** EXERCISE DESCRIPTION **
Show all lines from the listing below that contain "matplotlib".

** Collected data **
- - - - -

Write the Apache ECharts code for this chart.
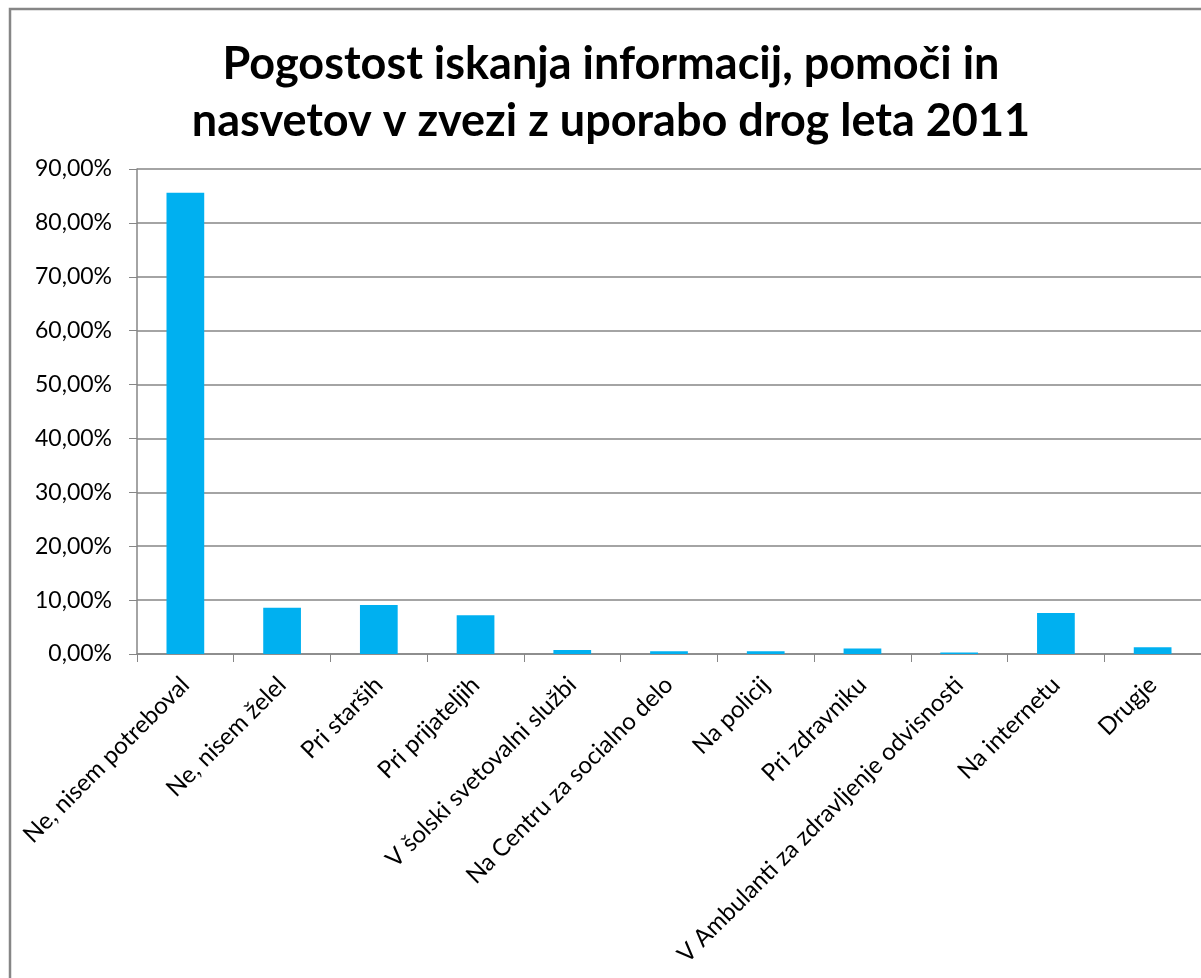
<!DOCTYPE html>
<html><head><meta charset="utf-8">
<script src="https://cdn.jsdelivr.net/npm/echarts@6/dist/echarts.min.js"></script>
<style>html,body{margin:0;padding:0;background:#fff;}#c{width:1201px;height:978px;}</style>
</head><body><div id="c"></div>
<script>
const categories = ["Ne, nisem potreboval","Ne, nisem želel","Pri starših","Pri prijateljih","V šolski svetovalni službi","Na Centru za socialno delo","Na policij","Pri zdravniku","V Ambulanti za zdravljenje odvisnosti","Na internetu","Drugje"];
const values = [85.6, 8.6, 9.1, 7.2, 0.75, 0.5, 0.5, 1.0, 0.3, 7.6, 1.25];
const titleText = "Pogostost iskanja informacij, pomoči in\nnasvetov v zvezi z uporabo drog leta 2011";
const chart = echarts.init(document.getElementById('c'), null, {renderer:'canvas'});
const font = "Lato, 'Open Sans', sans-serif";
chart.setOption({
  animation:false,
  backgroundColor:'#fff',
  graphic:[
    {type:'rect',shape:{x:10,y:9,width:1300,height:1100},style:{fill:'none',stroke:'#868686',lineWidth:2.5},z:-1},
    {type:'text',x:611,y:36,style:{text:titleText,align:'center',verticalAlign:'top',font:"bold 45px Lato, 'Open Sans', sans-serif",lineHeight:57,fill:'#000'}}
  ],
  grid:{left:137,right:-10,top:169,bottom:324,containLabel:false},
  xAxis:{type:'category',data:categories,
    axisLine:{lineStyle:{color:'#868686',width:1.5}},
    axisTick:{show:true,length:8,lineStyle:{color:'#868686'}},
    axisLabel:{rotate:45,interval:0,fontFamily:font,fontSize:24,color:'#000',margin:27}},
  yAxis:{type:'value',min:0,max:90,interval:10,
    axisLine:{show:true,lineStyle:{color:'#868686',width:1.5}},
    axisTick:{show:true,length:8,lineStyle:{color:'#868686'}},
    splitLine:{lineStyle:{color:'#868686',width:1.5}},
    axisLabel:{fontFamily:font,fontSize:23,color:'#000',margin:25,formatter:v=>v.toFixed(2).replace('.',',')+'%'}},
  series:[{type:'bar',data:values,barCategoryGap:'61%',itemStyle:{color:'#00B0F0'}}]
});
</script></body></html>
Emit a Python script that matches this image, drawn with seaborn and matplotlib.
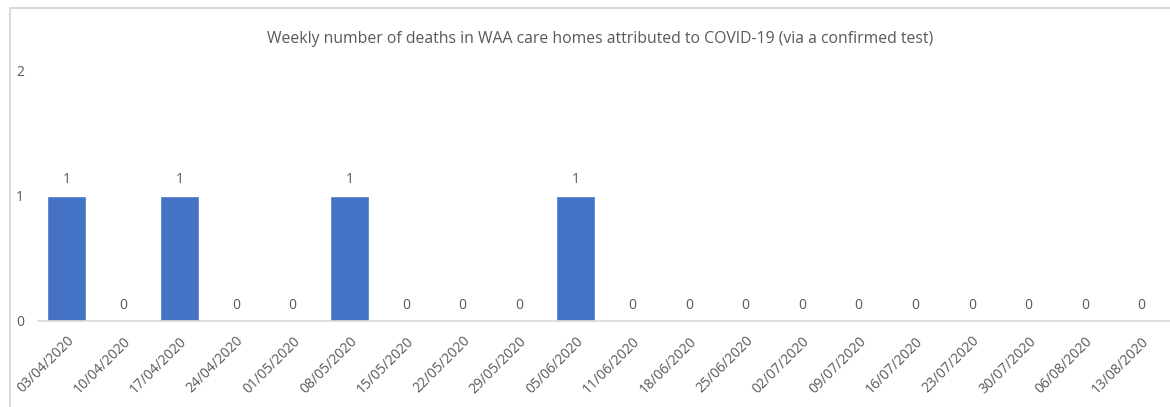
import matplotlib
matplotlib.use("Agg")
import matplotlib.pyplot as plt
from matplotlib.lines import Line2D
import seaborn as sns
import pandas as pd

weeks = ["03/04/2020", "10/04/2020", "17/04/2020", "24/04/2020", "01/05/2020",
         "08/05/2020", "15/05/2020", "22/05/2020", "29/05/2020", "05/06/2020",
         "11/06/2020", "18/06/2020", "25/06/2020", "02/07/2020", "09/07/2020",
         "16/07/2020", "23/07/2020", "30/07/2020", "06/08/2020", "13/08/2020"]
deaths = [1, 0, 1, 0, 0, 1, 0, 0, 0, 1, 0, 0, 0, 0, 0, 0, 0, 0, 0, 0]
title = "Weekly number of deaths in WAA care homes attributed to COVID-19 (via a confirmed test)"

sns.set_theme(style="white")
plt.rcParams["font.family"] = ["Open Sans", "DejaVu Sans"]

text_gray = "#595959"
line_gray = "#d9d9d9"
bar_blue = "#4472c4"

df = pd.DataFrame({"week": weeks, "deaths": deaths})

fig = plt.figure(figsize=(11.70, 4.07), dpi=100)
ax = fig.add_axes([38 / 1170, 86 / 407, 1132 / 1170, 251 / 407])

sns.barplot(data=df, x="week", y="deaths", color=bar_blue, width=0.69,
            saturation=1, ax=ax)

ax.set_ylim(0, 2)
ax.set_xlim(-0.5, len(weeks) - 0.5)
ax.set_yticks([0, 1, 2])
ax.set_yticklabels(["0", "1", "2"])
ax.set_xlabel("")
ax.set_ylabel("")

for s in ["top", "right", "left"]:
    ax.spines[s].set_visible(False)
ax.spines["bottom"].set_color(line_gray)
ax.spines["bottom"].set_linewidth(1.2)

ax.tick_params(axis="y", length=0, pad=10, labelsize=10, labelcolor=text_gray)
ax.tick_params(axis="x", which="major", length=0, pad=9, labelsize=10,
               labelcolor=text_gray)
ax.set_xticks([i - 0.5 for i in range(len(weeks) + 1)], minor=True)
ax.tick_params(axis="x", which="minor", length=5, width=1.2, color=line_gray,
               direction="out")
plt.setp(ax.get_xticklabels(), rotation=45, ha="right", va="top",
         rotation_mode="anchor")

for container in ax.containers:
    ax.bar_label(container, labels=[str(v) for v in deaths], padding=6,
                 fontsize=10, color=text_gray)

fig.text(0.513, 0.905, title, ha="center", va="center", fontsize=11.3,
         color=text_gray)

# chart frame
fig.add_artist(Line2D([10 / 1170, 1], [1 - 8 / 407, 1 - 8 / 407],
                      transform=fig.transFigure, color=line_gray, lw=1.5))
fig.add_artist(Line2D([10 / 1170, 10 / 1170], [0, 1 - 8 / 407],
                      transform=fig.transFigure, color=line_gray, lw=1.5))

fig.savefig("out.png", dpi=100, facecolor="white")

- - - - -

** SOLUTION **
Emit a Python script that matches this image, drawn with seaborn and matplotlib.
import matplotlib
matplotlib.use("Agg")
import matplotlib.pyplot as plt
from matplotlib.lines import Line2D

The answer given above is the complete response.